Deforestation of the Brazilian Amazon has hit the highest August level since the current monitoring system began in 2015, underscoring concerns about the weakening of forest protection under President Jair Bolsonaro.
The world’s biggest terrestrial carbon sink lost 1,114.8 sq km (430 sq miles) – equivalent to the area of Hong Kong – in the first 26 days of this month, according to preliminary data from the government’s satellite monitoring agency. The data does not include damage caused by fires currently sweeping parts of the Amazon.
After an even greater surge in July, the country has now experienced the two worst months recorded by the Deter-B satellite system, which was put in place in 2015 to provide short-term alerts to forest rangers.
Scientists warn this year’s clearcutting of forest is now likely to pass 10,000 sq km for the first time in a decade, raising concerns that Brazil is slipping back towards the dark years of 1995-2004.
After annual peaks of over 25,000 sq km around the turn of the century, the government put in place tighter controls, stricter penalties and more efficient monitoring that helped slow deforestation by 80%.
This success won Brazil credit around the world as an environmental leader, but the gains have steadily been eroded in the past five years and accelerated rapidly in the last four months.
Since taking power at the start of the year, Bolsonaro has downgraded environment protection efforts and made clear that he supports miners, farmers and ranchers above indigenous communities and other forest dwellers.
Last month, he fired the head of the National Institute for Space Research, saying the deforestation figures were misleading. Environmentalists say these actions are consistent with the president’s campaign promises to open up the Amazon.
“The August data from Deter is hardly surprising,” said Claudio Angelo of Climate Observatory, an NGO coalition of environmental groups. “The current Brazilian government was elected precisely with the promise of dismantling the policies and governance structures that prevent deforestation, and they are duly delivering on it.”
“Brazil has since 2004 had a plan for preventing and controlling deforestation in the Amazon. That plan is locked up in a drawer at the environment ministry, which shut down the office in charge of implementing it.”
The Deter satellite figures are updated every few days and are considered preliminary, but they are usually a guide to the longer-term trends.

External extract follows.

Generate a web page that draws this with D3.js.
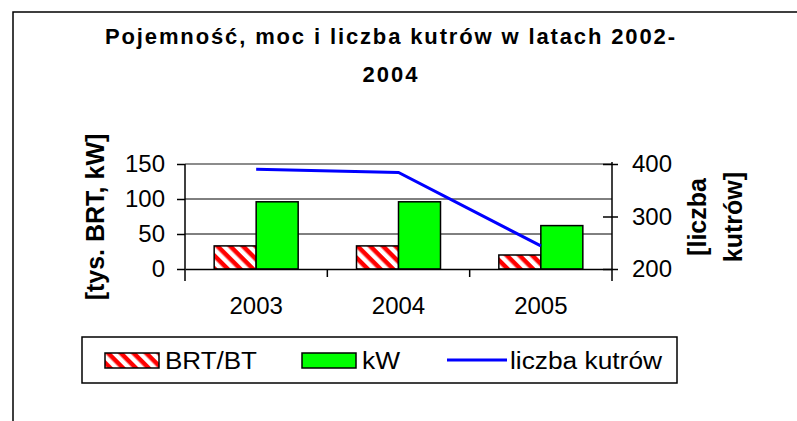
<!DOCTYPE html>
<html>
<head>
<meta charset="utf-8">
<script src="https://cdn.jsdelivr.net/npm/d3@7"></script>
<style>
  body { margin: 0; background: #fff; }
  svg { display: block; font-family: "Liberation Sans", Arial, sans-serif; }
</style>
</head>
<body>
<div id="plot"></div>
<script>
    const years = ["2003", "2004", "2005"];
    const brt = [33, 33, 20];
    const kw = [96, 96, 62];
    const boats = [390, 384, 244];
    const leftTicks = [0, 50, 100, 150];
    const rightTicks = [200, 300, 400];

    const svg = d3.select("div#plot")
      .append("svg")
        .attr("width", 797)
        .attr("height", 421);

    const defs = svg.append("defs");
    const hatch = defs.append("pattern")
      .attr("id", "hatch")
      .attr("patternUnits", "userSpaceOnUse")
      .attr("width", 9)
      .attr("height", 9)
      .attr("patternTransform", "rotate(45)");
    hatch.append("rect").attr("width", 9).attr("height", 9).attr("fill", "#fff");
    hatch.append("rect").attr("width", 9).attr("height", 4.5).attr("fill", "#ff0000");

    // chart area border (only top and left visible)
    svg.append("path")
      .attr("d", "M13,421V12H797")
      .attr("fill", "none")
      .attr("stroke", "#000")
      .attr("stroke-width", 1.5);

    const plotL = 185, plotR = 612, plotT = 164, plotB = 269;

    const xScale = d3.scaleBand()
      .domain(years)
      .range([plotL, plotR]);

    const inner = d3.scaleBand()
      .domain(["brt", "kw"])
      .range([0, 84]);

    const yScale = d3.scaleLinear()
      .domain([0, 150])
      .range([plotB, plotT]);

    const y2Scale = d3.scaleLinear()
      .domain([200, 400])
      .range([plotB, plotT]);

    // grid lines
    svg.selectAll(".grid")
      .data([50, 100])
      .enter()
      .append("line")
        .attr("x1", plotL)
        .attr("x2", plotR)
        .attr("y1", d => yScale(d))
        .attr("y2", d => yScale(d))
        .attr("stroke", "#000")
        .attr("stroke-width", 1);

    svg.append("line")
      .attr("x1", plotL).attr("x2", plotR)
      .attr("y1", plotT).attr("y2", plotT)
      .attr("stroke", "#8c8c8c")
      .attr("stroke-width", 2);

    // bars
    const barX = d => xScale(d) + xScale.bandwidth() / 2 - 42;

    svg.selectAll(".brt-bars")
      .data(brt)
      .enter()
      .append("rect")
        .attr("x", (d, i) => barX(years[i]) + inner("brt"))
        .attr("y", d => yScale(d))
        .attr("width", inner.bandwidth())
        .attr("height", d => plotB - yScale(d))
        .attr("fill", "url(#hatch)")
        .attr("stroke", "#000")
        .attr("stroke-width", 1.5);

    svg.selectAll(".kw-bars")
      .data(kw)
      .enter()
      .append("rect")
        .attr("x", (d, i) => barX(years[i]) + inner("kw"))
        .attr("y", d => yScale(d))
        .attr("width", inner.bandwidth())
        .attr("height", d => plotB - yScale(d))
        .attr("fill", "#00ff00")
        .attr("stroke", "#000")
        .attr("stroke-width", 1.5);

    // axes
    const xAxis = d3.axisBottom(xScale).tickSize(0).tickSizeOuter(0).tickPadding(28);
    const gx = svg.append("g")
      .attr("transform", `translate(0, ${plotB})`)
      .call(xAxis);
    gx.select(".domain").attr("stroke", "#000").attr("stroke-width", 1.5);
    gx.selectAll("text").style("font-size", "24px").attr("fill", "#000");

    svg.selectAll(".xtick")
      .data(years.slice(1))
      .enter()
      .append("line")
        .attr("x1", d => xScale(d))
        .attr("x2", d => xScale(d))
        .attr("y1", plotB)
        .attr("y2", plotB + 8)
        .attr("stroke", "#000")
        .attr("stroke-width", 1.5);

    const yAxis = d3.axisLeft(yScale).tickValues(leftTicks).tickSize(8).tickSizeOuter(0).tickPadding(12);
    const gy = svg.append("g")
      .attr("transform", `translate(${plotL}, 0)`)
      .call(yAxis);
    gy.select(".domain").attr("stroke", "#000").attr("stroke-width", 1.5).attr("d", `M0,${plotT}V${plotB + 12}`);
    gy.selectAll("line").attr("stroke-width", 1.5);
    gy.selectAll("text").style("font-size", "24px").attr("fill", "#000");

    const y2Axis = d3.axisRight(y2Scale).tickValues(rightTicks).tickSize(0).tickPadding(20);
    const gy2 = svg.append("g")
      .attr("transform", `translate(${plotR}, 0)`)
      .call(y2Axis);
    gy2.select(".domain").attr("stroke", "#000").attr("stroke-width", 1.5).attr("d", `M0,${plotT - 2}V${plotB + 12}`);
    gy2.selectAll(".tick").append("line")
      .attr("x1", -9).attr("x2", 6)
      .attr("stroke", "#000").attr("stroke-width", 1.5);
    gy2.selectAll("text").style("font-size", "24px").attr("fill", "#000");

    // line
    const line = d3.line()
      .x((d, i) => xScale(years[i]) + xScale.bandwidth() / 2)
      .y(d => y2Scale(d));

    svg.append("path")
      .datum(boats)
      .attr("d", line)
      .attr("fill", "none")
      .attr("stroke", "#0000ff")
      .attr("stroke-width", 3);

    // titles
    svg.append("text")
      .attr("x", 390)
      .attr("y", 44)
      .attr("text-anchor", "middle")
      .style("font-size", "22px")
      .style("font-weight", "bold")
      .attr("textLength", 570)
      .attr("lengthAdjust", "spacing")
      .text("Pojemność, moc i liczba kutrów w latach 2002-");

    svg.append("text")
      .attr("x", 390)
      .attr("y", 82)
      .attr("text-anchor", "middle")
      .style("font-size", "22px")
      .style("font-weight", "bold")
      .attr("textLength", 55)
      .attr("lengthAdjust", "spacing")
      .text("2004");

    svg.append("text")
      .attr("transform", "translate(104, 217) rotate(-90)")
      .attr("text-anchor", "middle")
      .style("font-size", "25px")
      .style("font-weight", "bold")
      .text("[tys. BRT, kW]");

    svg.append("text")
      .attr("transform", "translate(706, 217) rotate(-90)")
      .attr("text-anchor", "middle")
      .style("font-size", "25px")
      .style("font-weight", "bold")
      .text("[liczba");

    svg.append("text")
      .attr("transform", "translate(742, 217) rotate(-90)")
      .attr("text-anchor", "middle")
      .style("font-size", "25px")
      .style("font-weight", "bold")
      .text("kutrów]");

    // legend
    const key = svg.append("g");
    key.append("rect")
      .attr("x", 82).attr("y", 337)
      .attr("width", 595).attr("height", 46)
      .attr("fill", "#fff")
      .attr("stroke", "#000")
      .attr("stroke-width", 1.5);

    key.append("rect")
      .attr("x", 105).attr("y", 353)
      .attr("width", 54).attr("height", 15)
      .attr("fill", "url(#hatch)")
      .attr("stroke", "#000")
      .attr("stroke-width", 1.5);

    key.append("text")
      .attr("x", 165).attr("y", 369)
      .style("font-size", "23px")
      .attr("textLength", 92)
      .attr("lengthAdjust", "spacingAndGlyphs")
      .text("BRT/BT");

    key.append("rect")
      .attr("x", 302).attr("y", 353)
      .attr("width", 54).attr("height", 15)
      .attr("fill", "#00ff00")
      .attr("stroke", "#000")
      .attr("stroke-width", 1.5);

    key.append("text")
      .attr("x", 362).attr("y", 369)
      .style("font-size", "23px")
      .attr("textLength", 38)
      .attr("lengthAdjust", "spacingAndGlyphs")
      .text("kW");

    key.append("line")
      .attr("x1", 447).attr("x2", 507)
      .attr("y1", 360).attr("y2", 360)
      .attr("stroke", "#0000ff")
      .attr("stroke-width", 3);

    key.append("text")
      .attr("x", 510).attr("y", 369)
      .style("font-size", "23px")
      .attr("textLength", 152)
      .attr("lengthAdjust", "spacingAndGlyphs")
      .text("liczba kutrów");
</script>
</body>
</html>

More detailed annual figures are released towards the end of the year, after the National Institute for Space Research has calculated data from the more powerful Prodes satellite system.
While the deforestation data is only for clearcutting and does not include fire damage, the two issues are often intertwined. Forests near cleared areas tend to be drier and more vulnerable to flames. Farmers and speculators also often use fire to clear land, either to raise its value or to prepare it for crops.
Politics and government policy are not the only drivers of forest destruction. US president Donald Trump’s trade war with China has also added to the pressure on the forest because Brazil has made up much of the gap in soy exports. The European Union’s recent deal with the South American trade bloc Mercosur is also likely to increase demand for beef, much of which is from cattle raised on land in the Brazilian Amazon and Cerrado.